U.S. President Donald Trump said he and lawmakers agreed to advance a three-week stop-gap spending plan to reopen the government. This helped boost investor sentiment, which faltered in recent days in the face of revived jitters related to the shutdown and the prolonged U.S.-China tariff spat.

Canada runs a current account deficit and exports many commodities, including oil, so its economy could benefit from an improved outlook for the global flow of trade or capital.

"It is a risk-on day," said Michael Greenberg, portfolio manager for Franklin Templeton Multi-Asset Solutions. "Equity markets are up, yields are higher, credit spreads are tightening, so that tends to be a good environment for the CAD as well."

The price of oil, one of Canada's major exports, rose as political turmoil in Venezuela threatened to tighten crude supply. U.S. crude oil futures settled 1.1 percent higher at $53.69 a barrel.

At 4:09 p.m. (2109 GMT), the Canadian dollar was trading 1 percent higher at 1.3221 to the greenback, or 75.64 U.S. cents, which was its biggest gain since September.
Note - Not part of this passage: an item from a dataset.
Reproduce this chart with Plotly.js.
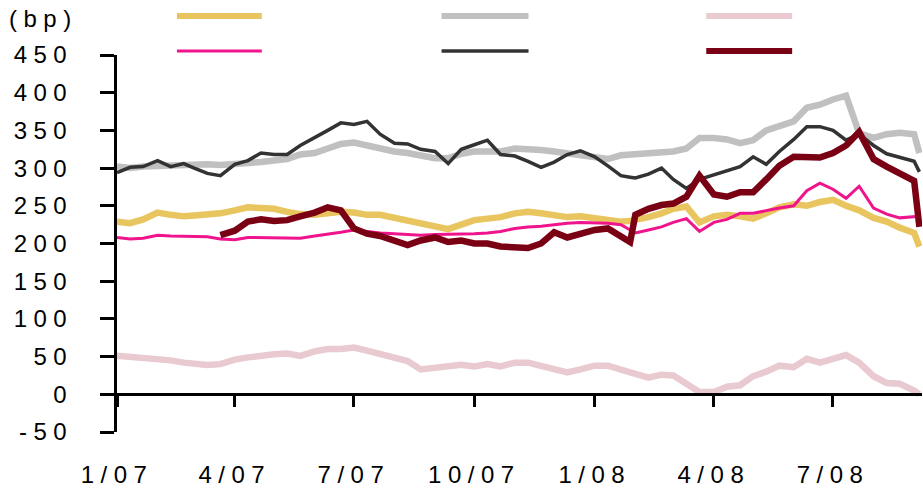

The currency touched its strongest level since Jan. 11 at 1.3218.

For the week, the loonie rose 0.3 percent despite weak domestic data that prompted some economists to project that Canada's economy contracted in November.

Chances of another Bank of Canada interest rate hike by the summer have fallen to about 30 percent from more than 50 percent at the end of last week.

The U.S. dollar fell to a 10-day low against a basket of currencies as traders' focus shifted to the Federal Reserve's policy meeting next week.

"We still do think that the Bank of Canada and the Fed will likely have the opportunity to raise rates a little bit this year but probably less than they thought they could three months ago," Greenberg said.

Canadian government bond prices were lower across a steeper yield curve, with the two-year down 4 Canadian cents to yield 1.883 percent and the 10-year falling 38 Canadian cents to yield 1.976 percent.

The gap between Canada's 2-year yield and its U.S. equivalent widened by 2.6 basis points to a spread of 72.5 basis points in favor of the U.S. bond, its widest gap since Dec. 20.